▸ Task objective
Nothing after the line with "0.002, 0.002, 0.002, 0.002, 0.002, 0.002]" belongs in the copy; extract the lines below from the top through that line, pictures left out.

## Begin Data shown

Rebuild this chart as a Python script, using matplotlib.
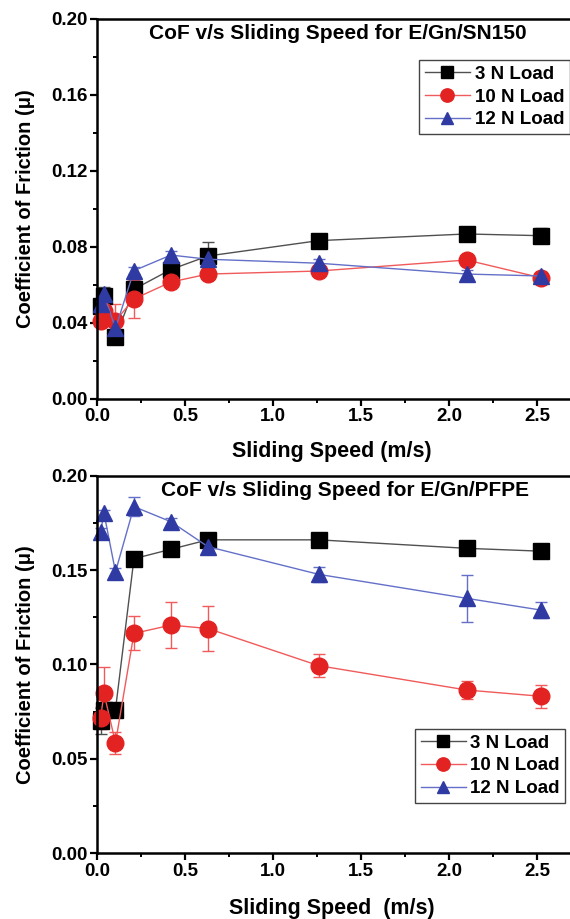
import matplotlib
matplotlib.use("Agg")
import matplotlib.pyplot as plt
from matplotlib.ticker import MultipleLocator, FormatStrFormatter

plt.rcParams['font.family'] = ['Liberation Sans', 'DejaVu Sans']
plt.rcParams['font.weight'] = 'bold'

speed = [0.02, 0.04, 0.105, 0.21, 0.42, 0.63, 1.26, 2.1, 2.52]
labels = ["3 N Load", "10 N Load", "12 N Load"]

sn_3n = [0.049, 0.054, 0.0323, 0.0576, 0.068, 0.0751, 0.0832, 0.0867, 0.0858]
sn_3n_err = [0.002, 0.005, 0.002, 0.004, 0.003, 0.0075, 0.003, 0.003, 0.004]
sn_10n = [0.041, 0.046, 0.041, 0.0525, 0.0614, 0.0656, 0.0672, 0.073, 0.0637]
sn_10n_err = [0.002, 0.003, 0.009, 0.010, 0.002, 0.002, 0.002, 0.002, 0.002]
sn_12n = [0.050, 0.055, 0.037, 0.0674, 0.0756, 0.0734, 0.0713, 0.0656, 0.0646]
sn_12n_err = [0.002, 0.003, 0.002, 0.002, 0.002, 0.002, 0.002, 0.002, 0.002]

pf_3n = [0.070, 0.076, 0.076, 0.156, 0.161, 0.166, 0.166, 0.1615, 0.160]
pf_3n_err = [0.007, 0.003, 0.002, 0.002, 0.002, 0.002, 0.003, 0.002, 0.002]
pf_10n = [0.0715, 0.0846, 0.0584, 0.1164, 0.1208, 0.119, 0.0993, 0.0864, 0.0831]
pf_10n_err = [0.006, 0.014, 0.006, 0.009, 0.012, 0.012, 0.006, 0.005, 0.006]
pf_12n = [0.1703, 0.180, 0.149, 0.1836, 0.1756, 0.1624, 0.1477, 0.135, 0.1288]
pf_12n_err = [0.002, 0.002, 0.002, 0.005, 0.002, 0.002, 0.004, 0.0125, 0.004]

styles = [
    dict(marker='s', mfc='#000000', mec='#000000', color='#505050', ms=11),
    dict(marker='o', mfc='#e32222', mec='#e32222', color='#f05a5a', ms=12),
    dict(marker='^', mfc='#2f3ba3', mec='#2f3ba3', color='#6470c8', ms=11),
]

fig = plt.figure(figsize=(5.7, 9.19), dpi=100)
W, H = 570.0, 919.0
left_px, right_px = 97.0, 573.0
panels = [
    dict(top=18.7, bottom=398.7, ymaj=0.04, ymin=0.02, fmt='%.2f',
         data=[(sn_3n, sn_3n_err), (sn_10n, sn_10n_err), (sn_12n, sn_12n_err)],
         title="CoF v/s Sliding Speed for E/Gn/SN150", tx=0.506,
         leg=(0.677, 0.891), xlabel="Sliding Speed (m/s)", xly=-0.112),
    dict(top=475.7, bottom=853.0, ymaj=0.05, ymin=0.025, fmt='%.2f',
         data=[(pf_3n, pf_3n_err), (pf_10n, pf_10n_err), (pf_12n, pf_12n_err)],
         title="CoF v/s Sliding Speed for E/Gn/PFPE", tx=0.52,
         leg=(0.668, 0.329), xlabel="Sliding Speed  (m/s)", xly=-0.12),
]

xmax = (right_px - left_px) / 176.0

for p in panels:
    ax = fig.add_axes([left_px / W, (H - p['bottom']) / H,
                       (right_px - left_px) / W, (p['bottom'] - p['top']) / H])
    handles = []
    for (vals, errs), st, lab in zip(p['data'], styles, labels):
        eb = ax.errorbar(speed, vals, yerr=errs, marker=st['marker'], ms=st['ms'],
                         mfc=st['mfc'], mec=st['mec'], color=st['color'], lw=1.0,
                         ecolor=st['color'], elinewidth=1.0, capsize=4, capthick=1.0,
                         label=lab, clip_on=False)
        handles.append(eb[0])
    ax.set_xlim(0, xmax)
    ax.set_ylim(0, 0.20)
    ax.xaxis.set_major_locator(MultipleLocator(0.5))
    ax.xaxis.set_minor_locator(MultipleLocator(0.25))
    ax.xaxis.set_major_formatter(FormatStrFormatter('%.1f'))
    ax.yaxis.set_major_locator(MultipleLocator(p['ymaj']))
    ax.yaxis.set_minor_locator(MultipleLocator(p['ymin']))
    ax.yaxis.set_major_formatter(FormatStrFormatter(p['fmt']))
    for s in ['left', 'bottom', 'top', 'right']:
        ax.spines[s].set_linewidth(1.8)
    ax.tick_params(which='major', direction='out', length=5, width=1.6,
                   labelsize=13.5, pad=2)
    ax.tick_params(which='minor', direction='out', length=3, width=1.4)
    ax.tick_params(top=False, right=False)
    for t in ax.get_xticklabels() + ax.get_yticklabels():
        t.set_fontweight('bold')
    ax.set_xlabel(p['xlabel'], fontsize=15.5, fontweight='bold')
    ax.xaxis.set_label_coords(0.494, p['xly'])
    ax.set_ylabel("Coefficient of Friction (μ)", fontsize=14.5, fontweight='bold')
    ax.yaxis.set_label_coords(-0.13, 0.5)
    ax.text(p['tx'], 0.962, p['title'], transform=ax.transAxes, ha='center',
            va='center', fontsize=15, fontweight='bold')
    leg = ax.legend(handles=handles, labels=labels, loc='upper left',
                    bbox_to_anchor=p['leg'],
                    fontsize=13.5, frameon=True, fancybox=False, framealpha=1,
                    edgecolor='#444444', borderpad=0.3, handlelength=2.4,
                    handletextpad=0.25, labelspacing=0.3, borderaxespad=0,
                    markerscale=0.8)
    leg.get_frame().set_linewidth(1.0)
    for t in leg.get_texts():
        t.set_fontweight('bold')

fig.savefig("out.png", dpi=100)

## End Data shown

▸ Output below
Rebuild this chart as a Python script, using matplotlib.
import matplotlib
matplotlib.use("Agg")
import matplotlib.pyplot as plt
from matplotlib.ticker import MultipleLocator, FormatStrFormatter

plt.rcParams['font.family'] = ['Liberation Sans', 'DejaVu Sans']
plt.rcParams['font.weight'] = 'bold'

speed = [0.02, 0.04, 0.105, 0.21, 0.42, 0.63, 1.26, 2.1, 2.52]
labels = ["3 N Load", "10 N Load", "12 N Load"]

sn_3n = [0.049, 0.054, 0.0323, 0.0576, 0.068, 0.0751, 0.0832, 0.0867, 0.0858]
sn_3n_err = [0.002, 0.005, 0.002, 0.004, 0.003, 0.0075, 0.003, 0.003, 0.004]
sn_10n = [0.041, 0.046, 0.041, 0.0525, 0.0614, 0.0656, 0.0672, 0.073, 0.0637]
sn_10n_err = [0.002, 0.003, 0.009, 0.010, 0.002, 0.002, 0.002, 0.002, 0.002]
sn_12n = [0.050, 0.055, 0.037, 0.0674, 0.0756, 0.0734, 0.0713, 0.0656, 0.0646]
sn_12n_err = [0.002, 0.003, 0.002, 0.002, 0.002, 0.002, 0.002, 0.002, 0.002]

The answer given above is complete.